My book The Unpopular Boss – Why Excellent Leaders Are Not Nice has received some criticism. It’s content is not new and therefore, according to some, is nothing more than grandstanding.
I think this is true – to some extent. Of course I do not claim to have reinvented the wheel. At the same time, I stand by the fact that the approaches given in the book lead to excellent leadership, even in our increasingly digital age. However, even though these ideas are well established, they are increasingly being ignored by many leaders. Yet, in times of fast-paced change, the leadership behaviors detailed in this book are more important than ever.
By the way, you don’t even have to buy the book. You can learn all the knowledge contained in my books for free in my blog, podcast, and videos.
Let’s look at the statistics: 97% of all bosses believe that they are good leaders. At the same time 7 out of 10 employees say they have had a bad leader. Something is not quite right there!
What’s more, 1 out of 5 employees in Germany are currently thinking of resigning because of their boss. Add to that the number of employees who might not yet be considering throwing in the towel, but who are not satisfied with their boss and would never give him a good grade.
The consequences are clear: Leaders who think they are good tend to keep their mediocre leadership habits, and thereby reduce the creative power of their team.
The first tip from this series on Digital Leadership is on “Feedback for Leaders”. Leaders simply have to know which of their behaviors motivate their employees to apply themselves and become engaged, and which behavior has the opposite effect.
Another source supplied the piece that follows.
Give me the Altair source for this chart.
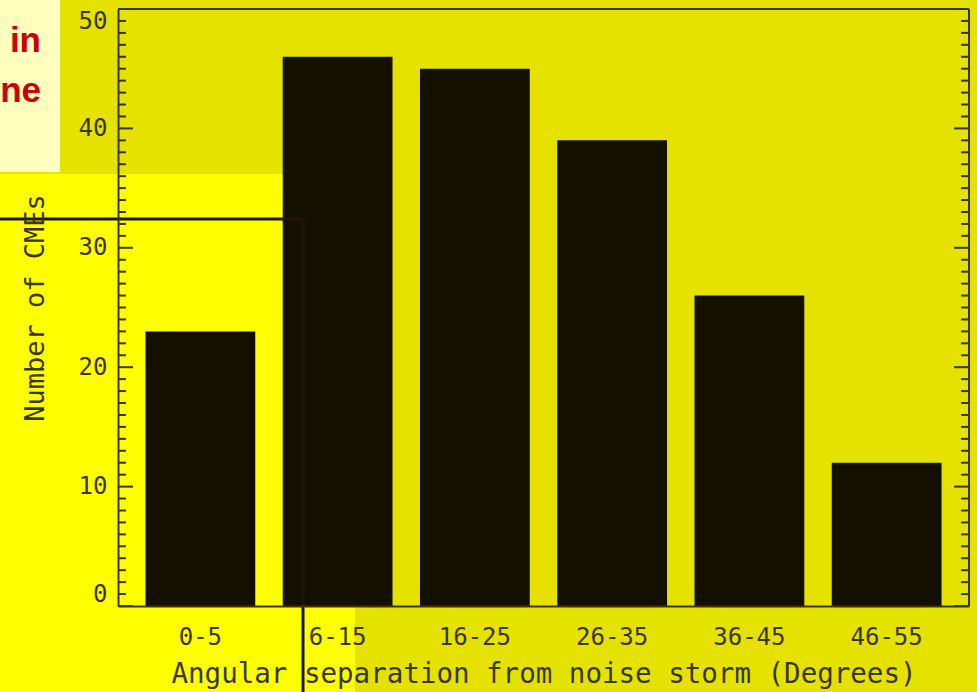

This is because they create the framework conditions and the atmosphere in the team, which in turn influences the daily performance abilities of the employees.
Only if leaders are intimately aware of their stronger and weaker behaviors can they consciously work on strengthening the positive behaviors and changing their negative behaviors.
This need for feedback is particularly important because not every type of leadership behavior is equally good or equally bad for each individual employee. Also, people tend to react differently to different professional or personal challenges. Therefore, there needs to be a regular dialogue between the leader and the employees, one that is continuously open for discussion.
If your employees are challenged and supported by you in the correct manner, then they will only produce better results. These employees will also stay with the team for longer, which will reduce your recruiting costs and strengthen the team’s productivity and innovation.
On the one hand, Digital Leadership means leadership behavior as has long been known – albeit not actually implemented. For example, it has long been recognized as a good idea to have employees thinking along, making decisions, and taking part in the planning. There are leaders who have been doing this, and leaders who still do not.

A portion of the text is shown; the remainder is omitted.